MOSCOW—As he was entering a ritzy Kiev hotel, a shower of bullets descended on former Russian parliament member Denis Voronenkov and his bodyguard, who returned fire, injuring the shooter. In a matter of minutes, Voronenkov lay dead in the street, photographers snapping pictures of his splayed and bloodied body, still in its expensive blue suit. The shooter has not been identified, but the Ukrainian president has accused the Kremlin of orchestrating the killing. If that proves true, the assassination would fit a pattern, and serve as a symbol of how far the Russian government seems to be willing to go to make its message unmistakably clear.
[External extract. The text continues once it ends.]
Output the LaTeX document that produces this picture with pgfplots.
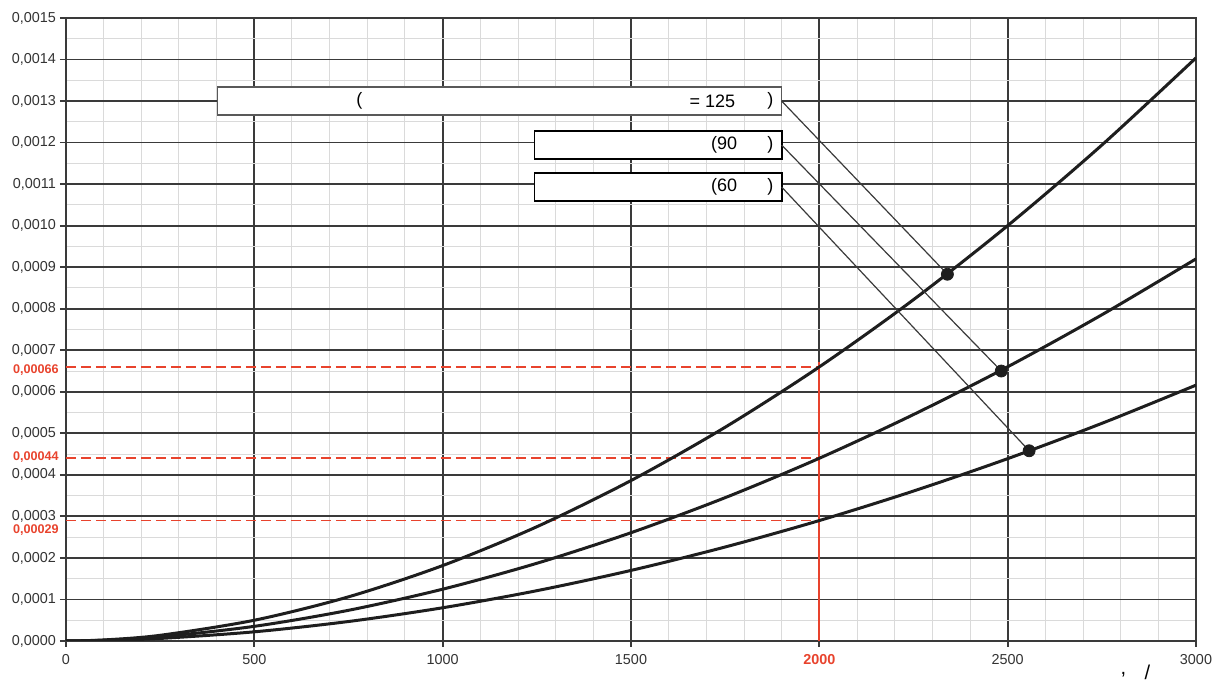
\documentclass[border=0pt]{standalone}
\usepackage{pgfplots}
\pgfplotsset{compat=1.18}
\usepackage{fontspec}
\setmainfont{Liberation Sans}
\definecolor{gridmaj}{HTML}{3A3A3A}
\definecolor{gridmin}{HTML}{DADADA}
\definecolor{redl}{HTML}{E8432D}
\definecolor{curvec}{HTML}{1E1E1E}
\definecolor{ticktext}{HTML}{333333}
\begin{document}
\begin{tikzpicture}
\path[use as bounding box] (-33pt,-21.5pt) rectangle (578.5pt,320.5pt);
\begin{axis}[
  at={(0,0)}, anchor=south west,
  scale only axis, width=565pt, height=311.5pt,
  xmin=0, xmax=3000, ymin=0, ymax=0.0015,
  xtick={0,500,1000,1500,2000,2500,3000},
  xticklabels={0,500,1000,1500,\textcolor{redl}{\bfseries 2000},2500,3000},
  ytick={0,0.0001,0.0002,0.0003,0.0004,0.0005,0.0006,0.0007,0.0008,0.0009,0.0010,0.0011,0.0012,0.0013,0.0014,0.0015},
  scaled y ticks=false,
  y tick label style={/pgf/number format/.cd, fixed, fixed zerofill, precision=4, use comma, assume math mode=true, /tikz/.cd, xshift=1.5pt},
  minor x tick num=4, minor y tick num=1,
  grid=both,
  tick pos=left,
  major grid style={gridmaj, line width=0.9pt},
  minor grid style={gridmin, line width=0.5pt},
  tick align=outside, major tick length=3pt, minor tick length=0pt,
  tick style={gridmaj, line width=0.9pt},
  axis line style={gridmaj, line width=1pt},
  ticklabel style={font=\fontsize{7.2}{8}\selectfont, text=ticktext},
  clip mode=individual,
]
% red reference lines
\draw[redl, line width=0.75pt, dash pattern=on 5pt off 2.5pt] (axis cs:0,0.00066) -- (axis cs:2000,0.00066);
\draw[redl, line width=0.75pt, dash pattern=on 5pt off 2.5pt] (axis cs:0,0.00044) -- (axis cs:2000,0.00044);
\draw[redl, line width=0.75pt, dash pattern=on 5pt off 2.5pt] (axis cs:0,0.00029) -- (axis cs:2000,0.00029);
\draw[redl, line width=0.9pt] (axis cs:2000,0) -- (axis cs:2000,0.000672);
\node[anchor=east, text=redl, font=\bfseries\fontsize{6.3}{7}\selectfont, inner sep=0pt] at ([xshift=-3.5pt,yshift=-1.5pt]axis cs:0,0.00066) {0,00066};
\node[anchor=east, text=redl, font=\bfseries\fontsize{6.3}{7}\selectfont, inner sep=0pt] at ([xshift=-3.5pt,yshift=0.5pt]axis cs:0,0.00044) {0,00044};
\node[anchor=east, text=redl, font=\bfseries\fontsize{6.3}{7}\selectfont, inner sep=0pt] at ([xshift=-3.5pt,yshift=-5pt]axis cs:0,0.00029) {0,00029};
% curves
\addplot[curvec, line width=1.5pt, smooth] coordinates {
(0,0) (100,0.0000025) (250,0.0000137) (500,0.0000500) (750,0.0001063) (1000,0.0001816) (1250,0.0002751) (1500,0.0003863) (1750,0.0005147) (2000,0.00066) (2250,0.0008218) (2500,0.001000) (2750,0.001194) (3000,0.001404)};
\addplot[curvec, line width=1.5pt, smooth] coordinates {
(0,0) (100,0.0000019) (250,0.0000100) (500,0.0000353) (750,0.0000739) (1000,0.0001247) (1250,0.0001871) (1500,0.0002607) (1750,0.0003451) (2000,0.00044) (2250,0.0005452) (2500,0.0006602) (2750,0.0007854) (3000,0.000920)};
\addplot[curvec, line width=1.5pt, smooth] coordinates {
(0,0) (100,0.0000011) (250,0.0000061) (500,0.0000221) (750,0.0000469) (1000,0.0000800) (1250,0.0001211) (1500,0.0001699) (1750,0.0002263) (2000,0.00029) (2250,0.000361) (2500,0.000439) (2750,0.000524) (3000,0.000616)};
% label boxes
\draw[fill=white, draw=gray!70!black, line width=0.8pt] (axis cs:402,0.001334) rectangle (axis cs:1900,0.001266);
\draw[fill=white, draw=black, line width=0.9pt] (axis cs:1244,0.001228) rectangle (axis cs:1900,0.001160);
\draw[fill=white, draw=black, line width=0.9pt] (axis cs:1244,0.001127) rectangle (axis cs:1900,0.001059);
\node[font=\fontsize{9}{10}\selectfont] at (axis cs:779,0.0013) {(};
\node[font=\fontsize{9}{10}\selectfont] at (axis cs:1716,0.0013) {= 125};
\node[font=\fontsize{9}{10}\selectfont] at (axis cs:1870,0.0013) {)};
\node[font=\fontsize{9}{10}\selectfont] at (axis cs:1747,0.001194) {(90};
\node[font=\fontsize{9}{10}\selectfont] at (axis cs:1870,0.001194) {)};
\node[font=\fontsize{9}{10}\selectfont] at (axis cs:1747,0.001093) {(60};
\node[font=\fontsize{9}{10}\selectfont] at (axis cs:1870,0.001093) {)};
% leaders
\draw[gridmaj, line width=0.6pt] (axis cs:1900,0.0013) -- (axis cs:2340,0.000883);
\draw[gridmaj, line width=0.6pt] (axis cs:1900,0.001194) -- (axis cs:2483,0.00065);
\draw[gridmaj, line width=0.6pt] (axis cs:1900,0.001093) -- (axis cs:2557,0.000458);
\addplot[only marks, mark=*, mark size=3pt, curvec] coordinates {(2340,0.000883) (2483,0.00065) (2557,0.000458)};
\end{axis}
\node[font=\fontsize{10}{11}\selectfont] at (528.75pt,-17pt) {,};
\node[font=\fontsize{10}{11}\selectfont] at (540.75pt,-15.5pt) {/};
\end{tikzpicture}
\end{document}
It was a remarkable dénouement to a remarkable story. Voronenkov was first elected to the Russian parliament, the Duma, in the controversial parliamentary elections of 2011. He represented the Russian Communist Party, a loyal, Kremlin-funded and largely moribund party that is part of the so-called “loyal opposition” in the Duma. He served only one five-year term, during which he pushed a law that banned foreigners from owning more than a quarter of a Russian media company. This forced the owners of some of the last bastions of the free press in Russia—like the business daily Vedomosti, a joint project of the Financial Times and Wall Street Journal—to sell their properties to local, and presumably more loyal owners. According to an excellent summary in Meduza,
Voronenkov was a defendant in at least two criminal cases. In 2014, the Investigation Committee, suspecting Voronenkov of being guilty of corporate raid, could not get the deputy deprived of parliamentary immunity despite its efforts. In the early 2000s, Voronenkov was investigated on accusations of bribery. In addition, entrepreneur Anna Atkin accused him of being involved in the murder of her business partner Andrei Burlakov.
He was also accused by Russian opposition leader Alexey Navalny of using ill-gotten wealth to buy extensive property and automotive holdings, which his parliamentary salary—Voronenkov had only ever worked in the Russian government—could scarcely have afforded him.